Critics Assail Comcast-NBCU Merger Plans


The war of words between Comcast and its critics flared up once more as final responses during the Federal Communications Commission's comment period for the largest U.S. cable firm's planned acquisition of NBC Universal were due yesterday.

Critics highlighted potential dangers of what would be the biggest media combination in recent memory. Comcast once again argued the deal is pro-consumer, in the public interest and doesn't raise competition concerns.

"In many cases, the claimed harms are nothing more than preexisting or industry-wide grievances that commenters are improperly re-airing in this proceeding," the cable giant said about naysayers. "Many businesses and organizations who compete with or aim to extract unwarranted concessions from Comcast or NBCU are attempting to use the commission's review process to foist unprecedented and onerous burdens on the combined entity."
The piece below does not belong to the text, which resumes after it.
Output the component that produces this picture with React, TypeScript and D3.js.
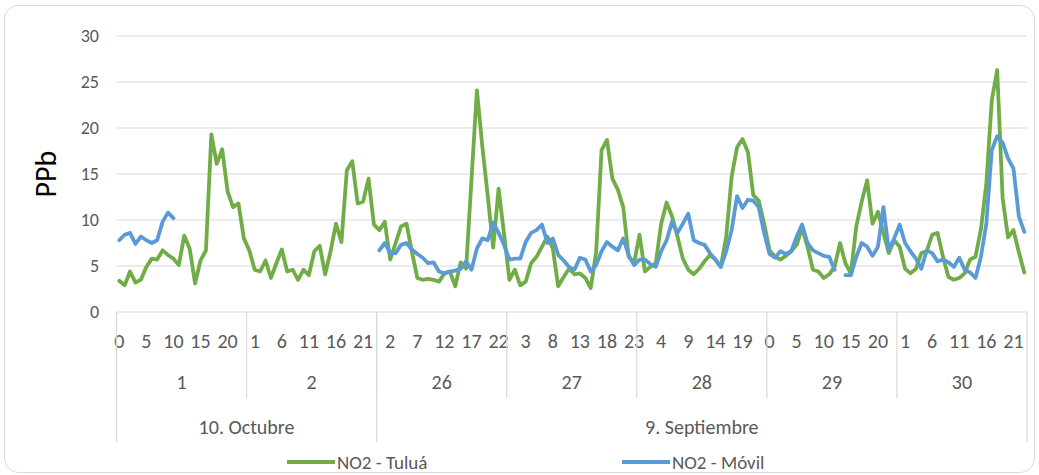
import React from "react";
import * as d3 from "d3";

// categories: hour of day, grouped by day, grouped by month
const hoursPerDay = 24;
const days = ["1", "2", "26", "27", "28", "29", "30"];
const months = ["10. Octubre", "9. Septiembre"];
const daysPerMonth = [2, 5];
const yTicks = [0, 5, 10, 15, 20, 25, 30];

// NO2 - Tuluá, one row per day
const tulua = [
  3.4, 2.9, 4.4, 3.2, 3.5, 4.9, 5.8, 5.7, 6.7, 6.2, 5.8, 5.1, 8.3, 6.9, 3.1, 5.6, 6.7, 19.3, 16.1, 17.7, 13.1, 11.4, 11.8, 8.0,
  6.7, 4.6, 4.4, 5.6, 3.7, 5.3, 6.8, 4.4, 4.6, 3.5, 4.6, 4.0, 6.6, 7.2, 4.1, 6.6, 9.6, 7.6, 15.4, 16.4, 11.8, 12.0, 14.5, 9.5,
  8.9, 9.8, 5.7, 7.5, 9.3, 9.6, 6.6, 3.7, 3.5, 3.6, 3.5, 3.3, 4.2, 4.4, 2.8, 5.4, 4.7, 14.4, 24.1, 18.0, 12.6, 7.0, 13.4, 8.5,
  3.5, 4.6, 2.9, 3.3, 5.3, 6.0, 7.1, 8.2, 6.9, 2.8, 3.8, 4.7, 4.1, 4.2, 3.7, 2.6, 6.5, 17.6, 18.7, 14.5, 13.3, 11.4, 6.0, 5.3,
  8.4, 4.4, 4.9, 5.3, 9.6, 11.9, 10.4, 8.2, 5.8, 4.6, 4.1, 4.7, 5.5, 6.2, 5.7, 4.9, 8.2, 14.7, 17.9, 18.8, 17.4, 12.7, 12.1, 9.6,
  6.7, 6.0, 5.7, 6.1, 6.6, 7.3, 9.1, 7.1, 4.6, 4.4, 3.7, 4.1, 4.9, 7.5, 5.3, 4.2, 9.3, 12.0, 14.3, 9.6, 10.9, 8.6, 6.4, 7.8,
  7.1, 4.7, 4.2, 4.7, 6.4, 6.6, 8.4, 8.6, 6.0, 3.8, 3.5, 3.7, 4.2, 5.7, 6.0, 9.0, 14.0, 23.0, 26.3, 12.4, 8.1, 8.9, 6.5, 4.3,
];

// NO2 - Móvil (null = no measurement)
const n = null;
const movil = [
  7.8, 8.4, 8.6, 7.4, 8.2, 7.8, 7.5, 7.8, 9.8, 10.8, 10.2, n, n, n, n, n, n, n, n, n, n, n, n, n,
  n, n, n, n, n, n, n, n, n, n, n, n, n, n, n, n, n, n, n, n, n, n, n, n,
  6.7, 7.5, 6.4, 6.4, 7.3, 7.5, 6.8, 6.3, 5.9, 5.3, 5.4, 4.4, 4.2, 4.4, 4.5, 4.7, 5.5, 4.6, 6.9, 8.0, 7.8, 9.7, 8.6, 7.3,
  5.7, 5.8, 5.8, 7.6, 8.6, 8.9, 9.5, 7.5, 8.0, 6.2, 5.6, 4.9, 4.6, 5.9, 5.7, 4.4, 5.1, 6.6, 7.6, 7.1, 6.7, 8.0, 6.2, 5.1,
  5.7, 5.7, 5.2, 4.9, 6.6, 7.8, 9.8, 8.6, 9.6, 10.7, 7.8, 7.5, 7.3, 6.4, 5.7, 4.9, 6.6, 8.9, 12.6, 11.3, 12.2, 12.1, 11.4, 8.6,
  6.3, 5.9, 6.6, 6.3, 6.6, 8.2, 9.5, 7.5, 6.7, 6.4, 6.1, 6.0, 4.6, n, 4.0, 4.0, 6.0, 7.5, 7.1, 6.1, 7.1, 11.4, 6.7, 8.0,
  9.5, 7.5, 6.6, 5.8, 4.7, 6.7, 6.4, 5.5, 5.7, 5.4, 4.9, 5.9, 4.6, 4.3, 3.7, 6.0, 9.6, 17.6, 19.1, 18.4, 16.7, 15.6, 10.4, 8.7,
];

const seriesNames = ["NO2 - Tuluá", "NO2 - Móvil"];
const colors = ["#70ad47", "#5b9bd5"];

const FONT = "Carlito, Calibri, Lato, sans-serif";

export default function App() {
  const width = 1039, height = 475;
  const margin = { top: 36, right: 12, bottom: 163, left: 116.5 };
  const plotRight = width - margin.right;
  const plotBottom = height - margin.bottom;

  const n_cat = days.length * hoursPerDay;
  const x = d3.scaleBand<number>().domain(d3.range(n_cat)).range([margin.left, plotRight]);
  const bw = x.bandwidth();
  const cx = (i: number) => (x(i) as number) + bw / 2;
  const y = d3.scaleLinear().domain([0, 30]).range([plotBottom, margin.top]);

  const line = d3
    .line<number | null>()
    .defined((d) => d != null)
    .x((d, i) => cx(i))
    .y((d) => y(d as number));

  const dayX = (k: number) => x(k * hoursPerDay) as number;
  const dayEnd = (k: number) => (k + 1 >= days.length ? plotRight : dayX(k + 1));

  let monthStart = 0;
  const monthSpans = months.map((m, j) => {
    const s = monthStart;
    monthStart += daysPerMonth[j];
    return { label: m, x0: dayX(s), x1: dayEnd(monthStart - 1) };
  });

  const hourY = plotBottom + 36;
  const dayY = plotBottom + 77;
  const monthY = plotBottom + 122;
  const axisFont = 20;

  return (
    <svg width={width} height={height} style={{ position: "absolute", left: 0, top: 0 }} fontFamily={FONT}>
      <rect x={4.5} y={5.5} width={1030} height={467} rx={14} fill="#fff" stroke="#d9d9d9" />

      {/* gridlines */}
      {yTicks.map((t) => (
        <line key={t} x1={margin.left} x2={plotRight} y1={y(t)} y2={y(t)} stroke="#d9d9d9" strokeWidth={1.2} />
      ))}
      {yTicks.map((t) => (
        <text key={"l" + t} x={99} y={y(t)} dy="0.35em" textAnchor="end" fontSize={18} fill="#595959">
          {t}
        </text>
      ))}
      <text transform={`translate(56,${(margin.top + plotBottom) / 2}) rotate(-90)`} textAnchor="middle" fontSize={30} fill="#000">
        PPb
      </text>

      {/* multi-level category axis */}
      {d3.range(n_cat).filter((i) => i % 5 === 0).map((i) => (
        <text key={"h" + i} x={cx(i)} y={hourY} textAnchor="middle" fontSize={axisFont} fill="#595959">
          {i % hoursPerDay}
        </text>
      ))}
      {days.map((d, k) => (
        <g key={"d" + k}>
          <text x={(dayX(k) + dayEnd(k)) / 2} y={dayY} textAnchor="middle" fontSize={axisFont} fill="#595959">
            {d}
          </text>
          <line x1={dayX(k)} x2={dayX(k)} y1={plotBottom} y2={plotBottom + 86} stroke="#d9d9d9" strokeWidth={1.2} />
        </g>
      ))}
      {monthSpans.map((m, j) => (
        <g key={"m" + j}>
          <text x={(m.x0 + m.x1) / 2} y={monthY} textAnchor="middle" fontSize={axisFont} fill="#595959">
            {m.label}
          </text>
          <line x1={m.x0} x2={m.x0} y1={plotBottom} y2={plotBottom + 130} stroke="#d9d9d9" strokeWidth={1.2} />
        </g>
      ))}
      <line x1={plotRight} x2={plotRight} y1={plotBottom} y2={plotBottom + 130} stroke="#d9d9d9" strokeWidth={1.2} />

      {/* series */}
      {[tulua, movil].map((s, j) => (
        <path key={"s" + j} d={line(s) || ""} fill="none" stroke={colors[j]} strokeWidth={3.8} strokeLinejoin="round" strokeLinecap="round" />
      ))}

      {/* legend */}
      {seriesNames.map((name, j) => {
        const lx = j === 0 ? 287 : 622;
        return (
          <g key={"lg" + j}>
            <line x1={lx} x2={lx + 48} y1={462} y2={462} stroke={colors[j]} strokeWidth={3.8} />
            <text x={lx + 50} y={462} dy="0.35em" fontSize={19} fill="#595959">
              {name}
            </text>
          </g>
        );
      })}
    </svg>
  );
}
But satellite TV giant DirecTV said Comcast hadn't addressed concerns that it could migrate NBCU programming to the Internet, on-demand or mobile platforms and "then deny it to competitors or restrict access for consumers." DirecTV is calling for regulatory remedies that it said "call for fair access to the same content at the same quality, the same speed, and the same time as Comcast makes available to itself."

The American Cable Association, which represents small cable firms, also called for conditions on the deal.

Meanwhile, Corie Wright, policy counsel of media reform nonprofit Free Press, said that Comcast has "failed to demonstrate that the benefits of the merger will outweigh its considerable harms."

"This merger will reduce competition, raise prices and harm the public," added Mark Cooper, research director of the Consumer Federation of America.

The two groups and the Media Access Project urged regulators to block the deal. They argued that, as of Wednesday, 94 percent of 33,049 filings in the merger case had been filed by free press activists.

On a company blog, Comcast evp David Cohen countered: "Not surprisingly, a few perennial critics of entertainment and communications companies have made apocalyptic predictions, just like they've made for years and years."

He said the company is looking forward to the "completion of an expeditious review and approval before the end of the year" -- a time line Comcast has adhered to.

And he cited figures of his own to support his optimism that the deal will pass regulatory muster.

"More than three-quarters of the video customers in the U.S. don't use Comcast, more than 80 percent of broadband users aren't Comcast customers, and only one out of seven channels on a typical Comcast cable system will be affiliated in any way with Comcast-NBCU after the closing of the joint venture," he said.